§ Source data:
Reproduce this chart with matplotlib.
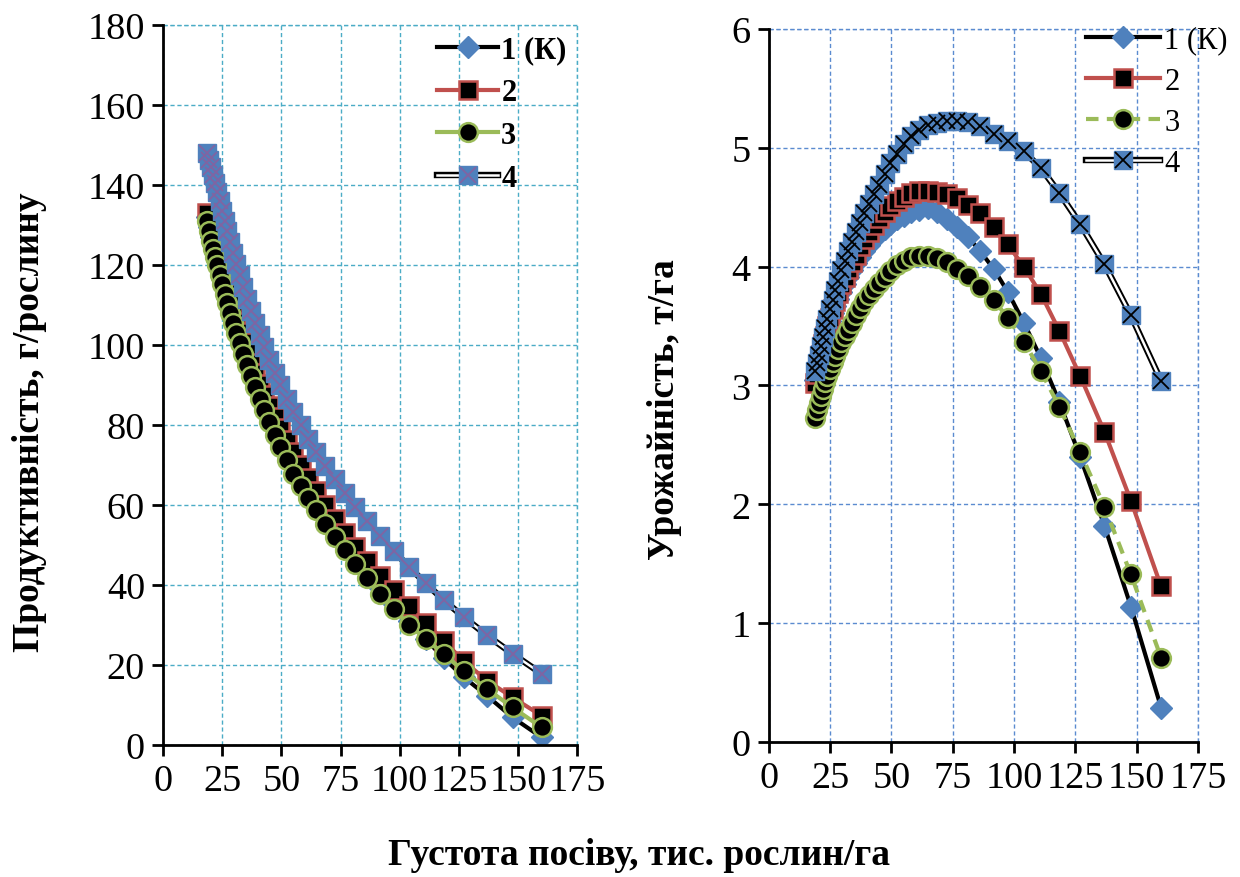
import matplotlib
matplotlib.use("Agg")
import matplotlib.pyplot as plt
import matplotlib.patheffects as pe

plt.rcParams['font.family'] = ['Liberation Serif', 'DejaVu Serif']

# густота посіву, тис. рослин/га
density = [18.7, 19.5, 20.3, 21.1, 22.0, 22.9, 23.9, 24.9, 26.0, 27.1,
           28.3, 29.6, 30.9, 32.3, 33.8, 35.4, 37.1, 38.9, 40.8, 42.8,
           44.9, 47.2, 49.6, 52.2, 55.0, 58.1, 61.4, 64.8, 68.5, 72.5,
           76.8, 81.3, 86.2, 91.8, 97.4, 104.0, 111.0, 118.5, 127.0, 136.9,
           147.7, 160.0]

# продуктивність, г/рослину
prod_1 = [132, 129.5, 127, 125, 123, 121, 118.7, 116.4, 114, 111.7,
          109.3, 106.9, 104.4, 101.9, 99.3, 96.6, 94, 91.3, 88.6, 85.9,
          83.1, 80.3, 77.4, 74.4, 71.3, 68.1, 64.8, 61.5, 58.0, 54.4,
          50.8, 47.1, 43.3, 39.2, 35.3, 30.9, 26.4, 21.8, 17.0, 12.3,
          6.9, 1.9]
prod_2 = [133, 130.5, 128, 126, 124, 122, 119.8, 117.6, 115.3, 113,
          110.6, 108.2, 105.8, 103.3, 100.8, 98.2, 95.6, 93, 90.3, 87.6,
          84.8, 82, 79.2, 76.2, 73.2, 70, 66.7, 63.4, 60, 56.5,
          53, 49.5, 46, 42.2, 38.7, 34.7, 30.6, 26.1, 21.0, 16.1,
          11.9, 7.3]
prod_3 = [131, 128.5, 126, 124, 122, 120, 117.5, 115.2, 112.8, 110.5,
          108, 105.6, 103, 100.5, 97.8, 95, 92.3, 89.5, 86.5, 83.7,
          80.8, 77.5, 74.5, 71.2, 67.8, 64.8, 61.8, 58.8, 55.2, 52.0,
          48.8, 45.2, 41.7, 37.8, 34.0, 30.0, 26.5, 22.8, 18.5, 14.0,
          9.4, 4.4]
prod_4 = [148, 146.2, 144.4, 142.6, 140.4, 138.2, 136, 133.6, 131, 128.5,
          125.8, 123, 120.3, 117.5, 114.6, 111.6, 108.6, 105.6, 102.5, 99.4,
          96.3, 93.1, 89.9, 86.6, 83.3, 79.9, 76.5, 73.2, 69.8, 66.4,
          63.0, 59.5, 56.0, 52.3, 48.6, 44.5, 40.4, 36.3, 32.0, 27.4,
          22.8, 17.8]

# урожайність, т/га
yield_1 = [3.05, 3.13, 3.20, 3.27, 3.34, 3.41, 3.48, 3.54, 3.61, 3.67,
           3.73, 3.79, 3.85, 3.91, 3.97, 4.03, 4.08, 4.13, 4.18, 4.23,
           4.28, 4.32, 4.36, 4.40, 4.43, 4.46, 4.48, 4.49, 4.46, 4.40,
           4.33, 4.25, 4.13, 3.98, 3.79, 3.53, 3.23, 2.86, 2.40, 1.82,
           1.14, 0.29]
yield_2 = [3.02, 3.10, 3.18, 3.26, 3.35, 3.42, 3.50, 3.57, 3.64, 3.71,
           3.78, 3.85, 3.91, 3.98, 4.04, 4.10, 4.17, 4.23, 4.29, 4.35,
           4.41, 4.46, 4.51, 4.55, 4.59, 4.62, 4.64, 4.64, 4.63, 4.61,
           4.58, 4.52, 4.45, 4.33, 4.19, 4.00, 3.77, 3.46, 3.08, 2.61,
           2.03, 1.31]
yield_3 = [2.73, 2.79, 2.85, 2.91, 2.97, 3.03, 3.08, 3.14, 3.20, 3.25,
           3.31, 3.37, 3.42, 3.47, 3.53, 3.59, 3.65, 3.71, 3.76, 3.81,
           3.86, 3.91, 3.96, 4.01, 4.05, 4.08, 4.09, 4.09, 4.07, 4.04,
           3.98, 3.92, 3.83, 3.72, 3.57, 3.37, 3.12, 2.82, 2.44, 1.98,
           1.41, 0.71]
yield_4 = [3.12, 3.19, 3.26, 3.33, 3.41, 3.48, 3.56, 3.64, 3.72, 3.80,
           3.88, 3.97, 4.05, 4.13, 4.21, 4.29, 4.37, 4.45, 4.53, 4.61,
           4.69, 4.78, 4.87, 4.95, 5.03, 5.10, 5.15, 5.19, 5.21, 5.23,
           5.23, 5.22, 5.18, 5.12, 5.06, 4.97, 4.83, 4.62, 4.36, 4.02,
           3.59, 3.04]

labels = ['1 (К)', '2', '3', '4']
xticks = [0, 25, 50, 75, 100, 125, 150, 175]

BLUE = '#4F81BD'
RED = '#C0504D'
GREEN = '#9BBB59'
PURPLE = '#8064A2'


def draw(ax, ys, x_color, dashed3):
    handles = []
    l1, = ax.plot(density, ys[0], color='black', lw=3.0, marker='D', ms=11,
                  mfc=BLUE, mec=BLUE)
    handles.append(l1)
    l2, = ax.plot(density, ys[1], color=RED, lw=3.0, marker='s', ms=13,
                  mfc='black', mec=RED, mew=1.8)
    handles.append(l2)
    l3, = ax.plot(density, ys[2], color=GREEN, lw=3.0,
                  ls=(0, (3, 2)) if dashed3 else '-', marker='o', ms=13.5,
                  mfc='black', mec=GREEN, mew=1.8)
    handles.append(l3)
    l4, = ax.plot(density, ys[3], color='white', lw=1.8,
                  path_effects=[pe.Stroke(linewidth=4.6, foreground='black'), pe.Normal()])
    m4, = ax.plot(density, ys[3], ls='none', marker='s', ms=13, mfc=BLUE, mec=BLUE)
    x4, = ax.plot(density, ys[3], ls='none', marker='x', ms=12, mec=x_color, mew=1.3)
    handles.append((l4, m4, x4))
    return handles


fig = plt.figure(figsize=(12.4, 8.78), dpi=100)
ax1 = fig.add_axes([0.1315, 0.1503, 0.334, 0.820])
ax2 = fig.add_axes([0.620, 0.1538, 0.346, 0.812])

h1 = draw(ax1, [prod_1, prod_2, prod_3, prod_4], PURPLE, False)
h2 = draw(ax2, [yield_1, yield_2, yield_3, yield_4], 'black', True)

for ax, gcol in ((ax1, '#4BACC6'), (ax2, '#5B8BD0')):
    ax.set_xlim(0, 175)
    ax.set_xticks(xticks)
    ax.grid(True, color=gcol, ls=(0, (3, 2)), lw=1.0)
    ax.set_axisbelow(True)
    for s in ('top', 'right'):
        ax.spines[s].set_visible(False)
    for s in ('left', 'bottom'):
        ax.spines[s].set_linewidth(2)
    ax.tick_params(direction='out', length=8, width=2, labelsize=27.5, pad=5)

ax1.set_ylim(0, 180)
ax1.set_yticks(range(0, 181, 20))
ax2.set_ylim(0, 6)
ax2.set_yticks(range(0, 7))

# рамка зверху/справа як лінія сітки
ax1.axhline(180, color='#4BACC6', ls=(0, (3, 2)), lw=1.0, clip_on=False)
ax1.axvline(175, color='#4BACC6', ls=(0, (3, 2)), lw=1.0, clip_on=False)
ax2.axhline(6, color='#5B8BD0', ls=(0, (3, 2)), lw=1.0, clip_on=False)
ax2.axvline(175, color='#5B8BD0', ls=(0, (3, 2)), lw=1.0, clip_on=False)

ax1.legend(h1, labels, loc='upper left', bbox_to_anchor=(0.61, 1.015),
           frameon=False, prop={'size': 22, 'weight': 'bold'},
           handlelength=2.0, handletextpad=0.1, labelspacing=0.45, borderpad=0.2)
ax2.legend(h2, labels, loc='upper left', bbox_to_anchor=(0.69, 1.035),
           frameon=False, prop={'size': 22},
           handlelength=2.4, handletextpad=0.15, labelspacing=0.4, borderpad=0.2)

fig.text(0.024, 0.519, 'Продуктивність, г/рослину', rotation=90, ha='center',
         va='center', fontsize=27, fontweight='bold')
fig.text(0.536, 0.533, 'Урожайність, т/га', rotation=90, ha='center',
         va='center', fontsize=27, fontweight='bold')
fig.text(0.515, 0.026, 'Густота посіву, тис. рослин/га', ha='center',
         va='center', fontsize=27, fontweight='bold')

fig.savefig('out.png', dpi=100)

§ Written problem: Pictures stay out. Repeat only the lines from the beginning of the data through the line that has "plt.rcParams['font.family'] = ['Liberation".

§ Solved exercise:
Reproduce this chart with matplotlib.
import matplotlib
matplotlib.use("Agg")
import matplotlib.pyplot as plt
import matplotlib.patheffects as pe

plt.rcParams['font.family'] = ['Liberation Serif', 'DejaVu Serif']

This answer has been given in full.